Solar System Speed: 790,000 km/h (490,000 mph)

The Sun, carrying Earth and the rest of the solar system, orbits the center of the Milky Way at approximately 220 km/s. That is about 790,000 km/h (490,000 mph). The International Astronomical Union's recommended value for the Local Standard of Rest is 220 km/s, though precision measurements from the European Space Agency's Gaia space telescope (Hunt et al., 2016, and subsequent Gaia DR3 analyses through 2023) suggest the Sun's actual velocity is closer to 234 to 240 km/s, near 540,000 mph. The discrepancy reflects the Sun's small "peculiar" motion relative to the average rotation of stars in its neighborhood.
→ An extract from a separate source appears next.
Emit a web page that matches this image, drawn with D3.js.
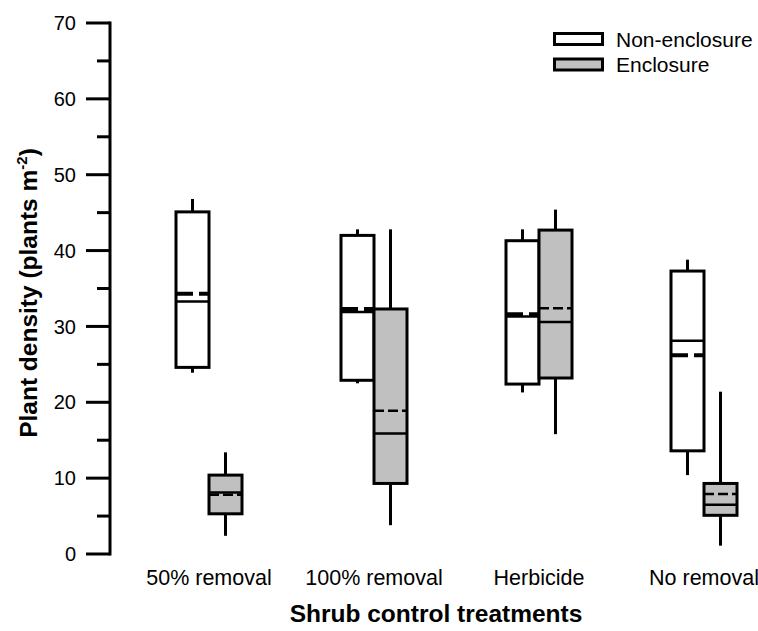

The Sun's distance from the galactic center is approximately 26,000 light-years (about 8 kiloparsecs), where the supermassive black hole Sagittarius A*, with a mass of approximately 4.3 million solar masses, anchors the rotation of the entire galaxy. The Sun's orbital path is roughly circular but bobs above and below the galactic plane on a vertical period of about 70 million years. One full galactic orbit, the so-called galactic year, takes approximately 225 to 230 million years. The solar system formed about 4.6 billion years ago, which means the Sun has completed roughly 20 orbits since its formation. The last time the Sun was in its current position relative to the galactic center, the late Triassic was ending and the first dinosaurs were beginning to dominate Earth's vertebrate fauna.
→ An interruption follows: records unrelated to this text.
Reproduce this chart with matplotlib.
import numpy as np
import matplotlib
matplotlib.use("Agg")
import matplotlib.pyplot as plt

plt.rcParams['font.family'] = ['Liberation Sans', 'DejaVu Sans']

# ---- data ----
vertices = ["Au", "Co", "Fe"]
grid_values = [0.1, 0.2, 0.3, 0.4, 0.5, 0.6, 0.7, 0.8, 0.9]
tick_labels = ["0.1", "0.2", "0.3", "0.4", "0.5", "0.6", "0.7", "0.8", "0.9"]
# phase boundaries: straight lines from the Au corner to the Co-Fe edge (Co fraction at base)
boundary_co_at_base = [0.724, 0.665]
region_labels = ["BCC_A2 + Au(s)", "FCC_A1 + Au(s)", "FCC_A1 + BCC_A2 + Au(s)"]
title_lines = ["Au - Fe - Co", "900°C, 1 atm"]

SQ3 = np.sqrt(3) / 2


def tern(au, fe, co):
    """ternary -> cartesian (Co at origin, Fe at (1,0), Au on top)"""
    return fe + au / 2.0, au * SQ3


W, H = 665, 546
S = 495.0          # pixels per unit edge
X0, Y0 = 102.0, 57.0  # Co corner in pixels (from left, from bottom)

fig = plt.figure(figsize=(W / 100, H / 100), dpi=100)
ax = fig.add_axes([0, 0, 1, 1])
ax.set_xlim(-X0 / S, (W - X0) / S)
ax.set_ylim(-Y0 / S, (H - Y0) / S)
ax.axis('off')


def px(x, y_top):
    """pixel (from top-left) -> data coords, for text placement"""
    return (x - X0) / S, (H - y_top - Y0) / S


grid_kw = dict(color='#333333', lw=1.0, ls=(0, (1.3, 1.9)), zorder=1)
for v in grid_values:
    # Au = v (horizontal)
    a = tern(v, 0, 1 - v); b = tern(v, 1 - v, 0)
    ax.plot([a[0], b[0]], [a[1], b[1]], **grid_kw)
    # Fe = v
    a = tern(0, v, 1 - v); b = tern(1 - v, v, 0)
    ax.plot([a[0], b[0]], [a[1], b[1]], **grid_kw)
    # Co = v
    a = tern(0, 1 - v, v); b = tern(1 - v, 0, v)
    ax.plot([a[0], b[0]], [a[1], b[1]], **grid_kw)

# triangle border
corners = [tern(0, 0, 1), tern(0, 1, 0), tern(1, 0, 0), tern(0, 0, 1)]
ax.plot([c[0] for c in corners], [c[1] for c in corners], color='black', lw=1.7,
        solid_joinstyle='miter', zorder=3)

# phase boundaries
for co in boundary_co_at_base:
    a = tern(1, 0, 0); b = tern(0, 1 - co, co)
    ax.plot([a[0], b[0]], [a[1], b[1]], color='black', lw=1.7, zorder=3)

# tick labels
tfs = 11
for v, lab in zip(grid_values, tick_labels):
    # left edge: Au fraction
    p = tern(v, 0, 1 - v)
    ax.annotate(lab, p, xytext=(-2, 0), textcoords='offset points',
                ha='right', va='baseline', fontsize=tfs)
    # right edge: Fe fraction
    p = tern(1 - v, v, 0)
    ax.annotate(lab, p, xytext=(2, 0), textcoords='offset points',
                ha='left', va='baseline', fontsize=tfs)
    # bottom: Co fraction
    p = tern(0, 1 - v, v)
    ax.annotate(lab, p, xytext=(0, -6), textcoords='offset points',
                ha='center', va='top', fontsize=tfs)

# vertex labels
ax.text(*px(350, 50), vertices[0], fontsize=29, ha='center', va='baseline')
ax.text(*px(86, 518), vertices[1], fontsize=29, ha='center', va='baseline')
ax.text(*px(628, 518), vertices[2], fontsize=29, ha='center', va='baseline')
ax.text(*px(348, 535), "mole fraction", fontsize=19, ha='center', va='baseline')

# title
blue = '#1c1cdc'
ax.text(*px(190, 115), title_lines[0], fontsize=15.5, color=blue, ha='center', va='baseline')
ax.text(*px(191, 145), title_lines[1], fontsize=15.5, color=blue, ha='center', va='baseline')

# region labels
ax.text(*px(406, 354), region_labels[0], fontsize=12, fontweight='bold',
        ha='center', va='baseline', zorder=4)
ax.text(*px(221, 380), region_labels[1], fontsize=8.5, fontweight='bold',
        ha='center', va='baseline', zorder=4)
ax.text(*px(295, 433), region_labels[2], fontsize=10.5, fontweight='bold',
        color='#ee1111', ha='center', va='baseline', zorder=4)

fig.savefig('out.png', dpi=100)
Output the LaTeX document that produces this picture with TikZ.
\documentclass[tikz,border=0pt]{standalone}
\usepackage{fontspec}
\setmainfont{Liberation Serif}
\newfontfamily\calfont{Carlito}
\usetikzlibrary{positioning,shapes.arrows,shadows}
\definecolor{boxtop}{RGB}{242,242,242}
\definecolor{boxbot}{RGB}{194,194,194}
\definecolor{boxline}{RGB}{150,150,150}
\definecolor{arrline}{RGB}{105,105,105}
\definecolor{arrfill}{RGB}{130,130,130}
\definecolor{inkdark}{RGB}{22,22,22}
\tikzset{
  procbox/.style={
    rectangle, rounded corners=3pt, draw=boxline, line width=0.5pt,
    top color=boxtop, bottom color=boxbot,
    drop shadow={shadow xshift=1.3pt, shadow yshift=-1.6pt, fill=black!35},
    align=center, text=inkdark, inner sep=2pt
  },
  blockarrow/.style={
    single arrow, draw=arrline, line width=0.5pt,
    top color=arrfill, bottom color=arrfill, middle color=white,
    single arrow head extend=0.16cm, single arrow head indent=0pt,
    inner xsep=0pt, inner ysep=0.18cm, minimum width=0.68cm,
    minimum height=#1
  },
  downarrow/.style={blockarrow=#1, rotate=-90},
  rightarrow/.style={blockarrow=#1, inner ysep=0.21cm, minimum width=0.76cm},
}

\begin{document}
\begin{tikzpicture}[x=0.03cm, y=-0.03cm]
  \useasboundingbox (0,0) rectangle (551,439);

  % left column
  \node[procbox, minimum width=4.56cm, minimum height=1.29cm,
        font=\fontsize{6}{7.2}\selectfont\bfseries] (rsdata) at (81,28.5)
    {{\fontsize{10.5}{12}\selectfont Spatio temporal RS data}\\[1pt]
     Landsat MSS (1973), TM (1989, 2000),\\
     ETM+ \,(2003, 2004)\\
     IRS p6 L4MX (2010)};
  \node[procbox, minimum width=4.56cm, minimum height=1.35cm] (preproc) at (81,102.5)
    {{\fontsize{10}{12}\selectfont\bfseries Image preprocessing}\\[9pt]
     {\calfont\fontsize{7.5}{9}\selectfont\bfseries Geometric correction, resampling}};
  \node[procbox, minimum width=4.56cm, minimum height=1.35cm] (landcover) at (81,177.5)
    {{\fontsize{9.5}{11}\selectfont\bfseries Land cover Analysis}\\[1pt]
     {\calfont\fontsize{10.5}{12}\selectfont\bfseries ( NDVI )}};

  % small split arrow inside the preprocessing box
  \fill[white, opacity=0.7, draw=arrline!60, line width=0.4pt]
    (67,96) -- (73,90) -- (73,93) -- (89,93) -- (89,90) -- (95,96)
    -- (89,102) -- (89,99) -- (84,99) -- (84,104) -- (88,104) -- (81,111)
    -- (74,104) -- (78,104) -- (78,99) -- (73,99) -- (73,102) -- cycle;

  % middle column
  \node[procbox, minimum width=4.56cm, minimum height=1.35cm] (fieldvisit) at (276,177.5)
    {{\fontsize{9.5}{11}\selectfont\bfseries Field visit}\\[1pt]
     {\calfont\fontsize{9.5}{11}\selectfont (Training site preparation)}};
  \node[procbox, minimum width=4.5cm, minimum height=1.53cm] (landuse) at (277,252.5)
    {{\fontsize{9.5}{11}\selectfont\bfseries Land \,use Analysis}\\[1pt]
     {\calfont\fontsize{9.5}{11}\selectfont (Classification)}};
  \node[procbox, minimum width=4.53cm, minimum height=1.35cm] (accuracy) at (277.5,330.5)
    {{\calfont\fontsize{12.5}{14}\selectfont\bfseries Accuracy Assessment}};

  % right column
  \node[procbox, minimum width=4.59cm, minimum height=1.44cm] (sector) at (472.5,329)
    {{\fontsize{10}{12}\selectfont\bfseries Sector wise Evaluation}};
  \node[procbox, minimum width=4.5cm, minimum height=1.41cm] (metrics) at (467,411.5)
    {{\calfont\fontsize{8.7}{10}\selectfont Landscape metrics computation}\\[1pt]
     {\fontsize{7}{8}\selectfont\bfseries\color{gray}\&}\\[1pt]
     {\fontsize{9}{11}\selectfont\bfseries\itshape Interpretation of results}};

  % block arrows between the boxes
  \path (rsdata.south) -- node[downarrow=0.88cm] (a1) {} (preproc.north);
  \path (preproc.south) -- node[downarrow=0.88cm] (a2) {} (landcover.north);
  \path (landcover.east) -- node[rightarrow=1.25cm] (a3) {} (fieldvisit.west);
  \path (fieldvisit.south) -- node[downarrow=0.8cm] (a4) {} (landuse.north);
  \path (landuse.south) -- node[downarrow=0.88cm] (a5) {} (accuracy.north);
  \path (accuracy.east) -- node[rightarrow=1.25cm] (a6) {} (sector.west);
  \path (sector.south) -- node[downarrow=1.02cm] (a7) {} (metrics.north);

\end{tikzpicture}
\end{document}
Galactic Speed: 396,000 km/h (246,000 mph)

The Milky Way as a whole is racing toward the Andromeda Galaxy at approximately 110 km/s, or roughly 396,000 km/h (246,000 mph) of approach velocity. Andromeda, also known as M31, sits about 2.5 million light-years away and is the largest spiral galaxy in the Local Group.
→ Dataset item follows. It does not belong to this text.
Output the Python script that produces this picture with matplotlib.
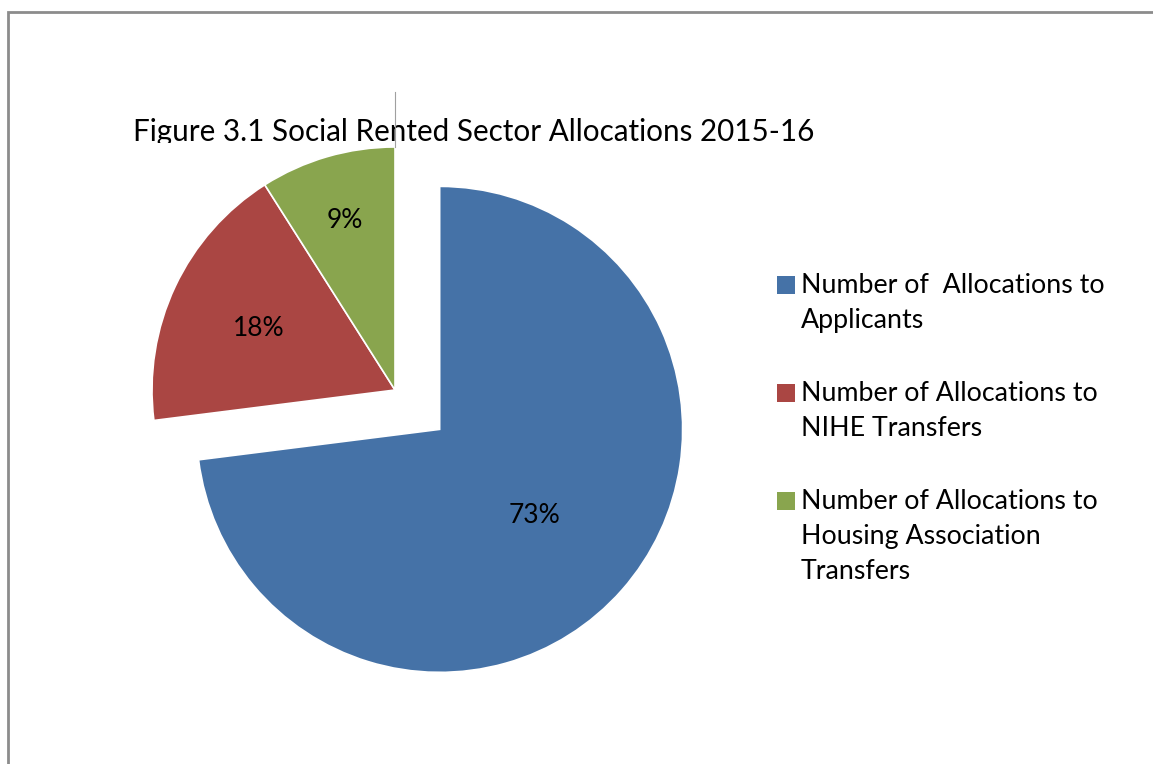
import numpy as np
import matplotlib
matplotlib.use("Agg")
import matplotlib.pyplot as plt
from matplotlib.patches import Rectangle

title = "Figure 3.1 Social Rented Sector Allocations 2015-16"
categories = [
    "Number of  Allocations to\nApplicants",
    "Number of Allocations to\nNIHE Transfers",
    "Number of Allocations to\nHousing Association\nTransfers",
]
shares = [73, 18, 9]
colors = ["#4572A7", "#AA4643", "#89A54E"]
explode_frac = [0.245, 0, 0]
label_dist = [0.52, 0.62, 0.74]

plt.rcParams["font.family"] = ["Lato", "DejaVu Sans"]

W, H = 1153, 764
fig = plt.figure(figsize=(W / 100, H / 100), dpi=100)
ax = fig.add_axes([0, 0, 1, 1])

# outer chart border
ax.add_patch(Rectangle((8, -20), W + 20, H - 12 + 20, fill=False,
                       edgecolor="#8c8c8c", linewidth=2, zorder=0))

cx, cy, r = 395, H - 390, 243

# title, clipped at the top of the plot area like the original
t = ax.text(133, H - 141, title, fontsize=21.3, ha="left", va="baseline", zorder=1)
t.set_clip_on(True)
t.set_clip_path(Rectangle((0, H - 143), W, 120, transform=ax.transData))

wedges, _ = ax.pie(shares, colors=colors, explode=[e * r for e in explode_frac],
                   startangle=90, counterclock=False, center=(cx, cy), radius=r,
                   wedgeprops=dict(edgecolor="white", linewidth=1.2),
                   frame=True)
ax.set_xlim(0, W)
ax.set_ylim(0, H)
ax.set_aspect("equal")
ax.axis("off")

for w, v, d in zip(wedges, shares, label_dist):
    mid = np.deg2rad((w.theta1 + w.theta2) / 2)
    wx, wy = w.center
    ax.text(wx + d * r * np.cos(mid), wy + d * r * np.sin(mid) - 3, f"{v}%",
            fontsize=19, ha="center", va="center", color="black")

# thin edge line rising above the pie
ax.plot([cx, cx], [cy + r, H - 92], color="#a0a0a0", linewidth=0.8)

# legend, handle aligned with the first text line as in the original
lx, ly, step, sq = 777, H - 285, 108, 18
for i, (lab, c) in enumerate(zip(categories, colors)):
    y = ly - i * step
    ax.add_patch(Rectangle((lx, y - sq / 2), sq, sq, facecolor=c, edgecolor="none"))
    ax.text(lx + sq + 6, y + 12, lab, fontsize=19.3, ha="left", va="top",
            linespacing=1.5)

fig.savefig("out.png", dpi=100)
The radial approach has been known since the early 20th century, when Vesto Slipher measured Andromeda's blueshift in 1912. The question of whether the two galaxies would actually collide remained open for a century, because the tangential component of Andromeda's motion (its sideways drift) was too small to resolve from Earth. That question was settled in 2012 when a team led by Sangmo Tony Sohn at the Space Telescope Science Institute used the Hubble Space Telescope to measure Andromeda's proper motion directly. The result confirmed a near-head-on trajectory and a merger essentially certain to occur.

The first close encounter is expected in approximately 4.5 billion years, with full merger complete by roughly 6 billion years. The combined object has been informally named "Milkomeda." Despite the scale of the event, individual stellar collisions will be vanishingly rare: galaxies are mostly empty space, and stars typically pass one another at distances of light-years. Earth, if it still exists in any recognisable form, will most likely be carried into the merger intact, though by then the Sun will have entered its red giant phase and the inner solar system will have been profoundly altered.

Cosmic Speed: 2.2 million km/h (1.4 million mph)

The fastest motion that includes Earth operates at the largest possible scale. The entire Local Group of galaxies, which contains the Milky Way, Andromeda, the Triangulum Galaxy, and dozens of smaller satellites, is moving at approximately 620 km/s relative to the rest frame of the cosmic microwave background. That is about 2.2 million km/h, or 1.4 million mph.

This is the velocity measured against the radiation left over from the Big Bang 13.8 billion years ago, which fills the entire universe at a near-uniform temperature of 2.725 kelvin. Earth's motion through this background appears as a faint dipole pattern in the microwave sky: one side slightly warmer (blueshifted), the opposite side slightly cooler (redshifted). The COBE satellite confirmed the dipole in the early 1990s, and successive missions, WMAP (operating 2001 to 2010) and the European Space Agency's Planck (2009 to 2013), refined the measurement to a precision of better than one percent.

After subtracting Earth's orbital motion, the Sun's rotation around the Milky Way, and the Milky Way's motion within the Local Group, the remaining velocity is attributed to the Local Group itself. The direction of motion points roughly toward the constellation Hydra and is driven by gravitational pull from the Great Attractor, a mass concentration in the Laniakea supercluster, and beyond it from the more distant Shapley Supercluster.

Adding It All Up

The five speeds operate simultaneously and at angles to one another. They cannot simply be summed, since some partially cancel and others compound depending on the moment of measurement. The Sun's total velocity through the cosmic microwave background, accounting for all contributions, is approximately 370 km/s, or about 1.3 million km/h (830,000 mph). Even this is only a snapshot. The directions of Earth's orbital motion and the Sun's galactic motion will partially cancel six months from now, and the geometric relationships among all five vectors shift continuously.

What makes the entire structure possible to ignore is Newton's first law of motion, published in the 1687 Principia: an object in uniform motion stays in uniform motion unless acted on by a force. Constant velocity is not detectable from within the moving frame. This is the central reason heliocentrism took so long to be accepted: opponents of Copernicus and Galileo argued, correctly within their physics, that if Earth were moving, the motion should be felt. Newton's mechanics explained why it is not. Every part of the structure described above, from the spin of Earth to the fall of the Local Group toward Hydra, is uniform motion at human timescales. Acceleration would be felt. Motion at constant velocity is the natural state of everything in the universe.